__What is required__
Where a line below holds the string "chart", copy that line.

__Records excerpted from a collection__
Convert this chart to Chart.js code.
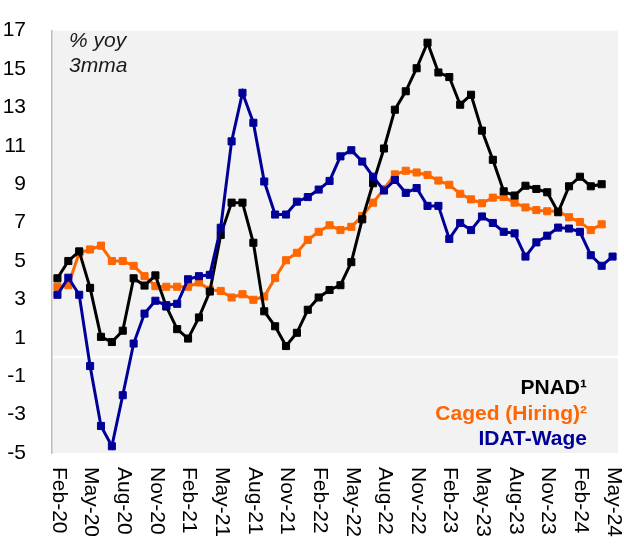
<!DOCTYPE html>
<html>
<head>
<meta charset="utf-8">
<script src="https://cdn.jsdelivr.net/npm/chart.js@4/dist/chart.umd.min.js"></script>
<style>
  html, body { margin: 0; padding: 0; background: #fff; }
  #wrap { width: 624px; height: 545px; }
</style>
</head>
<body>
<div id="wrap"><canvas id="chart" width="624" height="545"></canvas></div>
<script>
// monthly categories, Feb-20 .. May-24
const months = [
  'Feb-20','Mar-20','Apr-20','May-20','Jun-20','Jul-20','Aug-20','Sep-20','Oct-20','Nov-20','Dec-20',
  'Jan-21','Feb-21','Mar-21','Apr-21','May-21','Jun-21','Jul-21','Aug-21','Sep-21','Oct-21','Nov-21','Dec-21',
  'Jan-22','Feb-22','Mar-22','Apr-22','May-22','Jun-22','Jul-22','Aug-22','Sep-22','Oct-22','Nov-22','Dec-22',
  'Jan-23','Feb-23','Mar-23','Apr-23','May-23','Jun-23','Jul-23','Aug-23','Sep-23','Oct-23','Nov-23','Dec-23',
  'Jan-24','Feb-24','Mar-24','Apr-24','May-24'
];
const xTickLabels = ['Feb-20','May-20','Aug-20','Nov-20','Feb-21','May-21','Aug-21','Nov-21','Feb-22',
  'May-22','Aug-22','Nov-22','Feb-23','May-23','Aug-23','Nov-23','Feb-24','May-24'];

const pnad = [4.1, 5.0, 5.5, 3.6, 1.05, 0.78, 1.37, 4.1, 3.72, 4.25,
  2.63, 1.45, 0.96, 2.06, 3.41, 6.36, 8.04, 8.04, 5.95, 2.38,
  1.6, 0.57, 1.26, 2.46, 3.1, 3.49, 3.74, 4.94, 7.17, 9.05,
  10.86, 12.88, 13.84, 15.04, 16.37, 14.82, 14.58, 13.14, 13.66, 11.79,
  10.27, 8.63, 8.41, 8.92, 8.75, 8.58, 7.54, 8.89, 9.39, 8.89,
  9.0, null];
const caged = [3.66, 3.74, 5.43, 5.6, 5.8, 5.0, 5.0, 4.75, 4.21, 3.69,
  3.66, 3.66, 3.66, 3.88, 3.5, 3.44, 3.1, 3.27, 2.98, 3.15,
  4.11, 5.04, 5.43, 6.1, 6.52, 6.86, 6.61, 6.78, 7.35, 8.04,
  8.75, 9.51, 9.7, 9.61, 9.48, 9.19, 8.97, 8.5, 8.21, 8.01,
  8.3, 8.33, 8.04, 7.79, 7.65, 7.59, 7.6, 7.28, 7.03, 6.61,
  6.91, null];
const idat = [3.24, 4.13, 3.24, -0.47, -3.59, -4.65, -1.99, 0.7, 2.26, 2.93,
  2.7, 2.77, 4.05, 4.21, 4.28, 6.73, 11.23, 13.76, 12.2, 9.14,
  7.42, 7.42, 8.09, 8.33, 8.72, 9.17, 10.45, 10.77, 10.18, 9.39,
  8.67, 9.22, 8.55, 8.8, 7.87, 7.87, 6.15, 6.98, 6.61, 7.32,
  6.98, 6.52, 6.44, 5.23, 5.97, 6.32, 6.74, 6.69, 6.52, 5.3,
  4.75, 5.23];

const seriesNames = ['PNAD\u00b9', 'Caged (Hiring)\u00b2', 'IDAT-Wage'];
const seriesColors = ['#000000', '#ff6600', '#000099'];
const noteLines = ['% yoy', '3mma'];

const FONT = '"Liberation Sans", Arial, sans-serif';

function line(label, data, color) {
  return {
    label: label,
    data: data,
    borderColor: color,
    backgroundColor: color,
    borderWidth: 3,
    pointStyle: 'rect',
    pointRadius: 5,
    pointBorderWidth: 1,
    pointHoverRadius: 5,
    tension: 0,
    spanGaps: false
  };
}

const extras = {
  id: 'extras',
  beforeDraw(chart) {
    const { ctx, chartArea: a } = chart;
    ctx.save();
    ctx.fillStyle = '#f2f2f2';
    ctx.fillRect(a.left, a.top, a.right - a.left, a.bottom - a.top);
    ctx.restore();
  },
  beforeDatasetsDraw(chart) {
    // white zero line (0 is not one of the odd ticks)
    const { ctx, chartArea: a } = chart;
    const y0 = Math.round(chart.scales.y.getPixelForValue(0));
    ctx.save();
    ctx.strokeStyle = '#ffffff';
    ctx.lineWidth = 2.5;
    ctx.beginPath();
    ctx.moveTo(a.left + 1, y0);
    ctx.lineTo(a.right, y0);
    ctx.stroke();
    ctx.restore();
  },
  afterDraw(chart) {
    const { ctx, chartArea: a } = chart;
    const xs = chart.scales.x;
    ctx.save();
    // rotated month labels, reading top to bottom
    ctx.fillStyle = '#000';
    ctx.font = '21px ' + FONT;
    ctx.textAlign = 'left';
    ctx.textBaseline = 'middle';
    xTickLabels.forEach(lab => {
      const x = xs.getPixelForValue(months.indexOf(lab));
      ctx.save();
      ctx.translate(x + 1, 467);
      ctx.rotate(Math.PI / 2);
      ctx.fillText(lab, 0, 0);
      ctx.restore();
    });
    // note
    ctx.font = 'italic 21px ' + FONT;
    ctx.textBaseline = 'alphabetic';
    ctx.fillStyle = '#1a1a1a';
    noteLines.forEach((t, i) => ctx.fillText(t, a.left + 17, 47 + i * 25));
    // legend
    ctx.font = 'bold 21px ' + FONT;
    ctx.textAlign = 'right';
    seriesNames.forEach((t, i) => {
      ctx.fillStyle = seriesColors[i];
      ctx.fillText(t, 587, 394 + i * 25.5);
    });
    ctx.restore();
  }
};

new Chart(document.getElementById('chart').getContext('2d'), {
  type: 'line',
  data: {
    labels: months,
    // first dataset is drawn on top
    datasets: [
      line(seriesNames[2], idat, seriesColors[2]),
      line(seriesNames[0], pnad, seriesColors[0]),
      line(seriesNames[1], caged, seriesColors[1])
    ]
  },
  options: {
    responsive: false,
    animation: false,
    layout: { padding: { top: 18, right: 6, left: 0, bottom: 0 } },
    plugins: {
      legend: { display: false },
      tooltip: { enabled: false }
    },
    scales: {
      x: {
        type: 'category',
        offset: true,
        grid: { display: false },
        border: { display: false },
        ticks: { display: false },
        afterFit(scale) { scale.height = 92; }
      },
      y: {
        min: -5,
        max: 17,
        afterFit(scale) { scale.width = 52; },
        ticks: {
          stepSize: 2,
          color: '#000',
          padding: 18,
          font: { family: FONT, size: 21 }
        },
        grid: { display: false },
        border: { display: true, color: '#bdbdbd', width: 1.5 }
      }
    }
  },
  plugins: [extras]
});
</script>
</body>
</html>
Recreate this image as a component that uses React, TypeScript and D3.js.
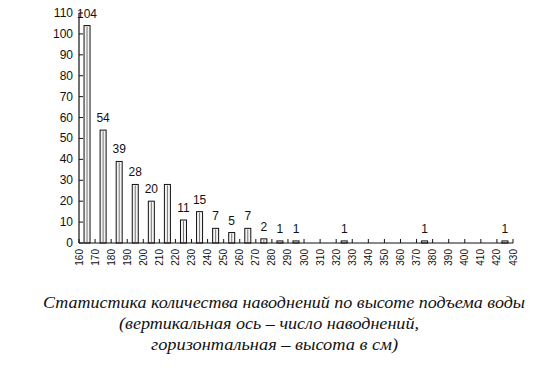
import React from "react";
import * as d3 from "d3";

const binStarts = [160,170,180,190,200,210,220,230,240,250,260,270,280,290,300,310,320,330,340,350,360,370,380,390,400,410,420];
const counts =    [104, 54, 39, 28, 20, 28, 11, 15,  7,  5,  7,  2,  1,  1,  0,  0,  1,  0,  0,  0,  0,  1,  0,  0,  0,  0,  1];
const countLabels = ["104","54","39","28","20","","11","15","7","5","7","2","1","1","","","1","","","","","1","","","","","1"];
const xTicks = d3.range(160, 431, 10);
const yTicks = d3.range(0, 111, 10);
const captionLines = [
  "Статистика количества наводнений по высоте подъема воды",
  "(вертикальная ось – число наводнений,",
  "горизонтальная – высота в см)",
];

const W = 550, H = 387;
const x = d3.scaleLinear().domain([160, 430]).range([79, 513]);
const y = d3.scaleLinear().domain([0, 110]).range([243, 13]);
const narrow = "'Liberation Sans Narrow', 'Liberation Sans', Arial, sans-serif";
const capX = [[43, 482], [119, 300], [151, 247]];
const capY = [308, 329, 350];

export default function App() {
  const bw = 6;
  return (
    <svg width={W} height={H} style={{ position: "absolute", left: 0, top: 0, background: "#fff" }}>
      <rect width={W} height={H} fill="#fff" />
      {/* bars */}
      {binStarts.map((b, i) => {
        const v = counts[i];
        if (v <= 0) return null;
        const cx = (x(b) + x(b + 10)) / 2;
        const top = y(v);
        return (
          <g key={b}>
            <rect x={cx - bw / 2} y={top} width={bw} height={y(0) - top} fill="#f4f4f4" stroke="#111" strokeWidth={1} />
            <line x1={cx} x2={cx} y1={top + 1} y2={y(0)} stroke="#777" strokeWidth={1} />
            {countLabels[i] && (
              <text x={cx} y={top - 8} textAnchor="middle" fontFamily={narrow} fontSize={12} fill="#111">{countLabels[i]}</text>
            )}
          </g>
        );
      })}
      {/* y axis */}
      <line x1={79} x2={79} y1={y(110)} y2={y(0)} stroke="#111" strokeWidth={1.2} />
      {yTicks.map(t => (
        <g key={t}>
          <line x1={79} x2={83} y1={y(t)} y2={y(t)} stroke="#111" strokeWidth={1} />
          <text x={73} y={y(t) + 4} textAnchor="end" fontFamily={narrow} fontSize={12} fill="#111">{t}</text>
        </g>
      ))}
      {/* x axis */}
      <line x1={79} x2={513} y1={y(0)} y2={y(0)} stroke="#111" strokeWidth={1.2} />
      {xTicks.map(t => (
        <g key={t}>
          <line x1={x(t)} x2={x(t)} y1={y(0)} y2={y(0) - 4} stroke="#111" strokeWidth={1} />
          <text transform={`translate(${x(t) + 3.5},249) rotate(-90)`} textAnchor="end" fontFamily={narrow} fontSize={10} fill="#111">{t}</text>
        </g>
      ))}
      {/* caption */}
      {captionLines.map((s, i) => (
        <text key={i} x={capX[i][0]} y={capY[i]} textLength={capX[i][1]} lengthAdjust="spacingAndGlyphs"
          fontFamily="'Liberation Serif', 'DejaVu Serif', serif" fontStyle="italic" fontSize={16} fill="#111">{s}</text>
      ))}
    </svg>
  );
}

__The result__
Convert this chart to Chart.js code.
<script src="https://cdn.jsdelivr.net/npm/chart.js@4/dist/chart.umd.min.js"></script>
<div id="wrap"><canvas id="chart" width="624" height="545"></canvas></div>
  beforeDraw(chart) {
    const { ctx, chartArea: a } = chart;
  beforeDatasetsDraw(chart) {
    const { ctx, chartArea: a } = chart;
    const y0 = Math.round(chart.scales.y.getPixelForValue(0));
  afterDraw(chart) {
    const { ctx, chartArea: a } = chart;
    const xs = chart.scales.x;
new Chart(document.getElementById('chart').getContext('2d'), {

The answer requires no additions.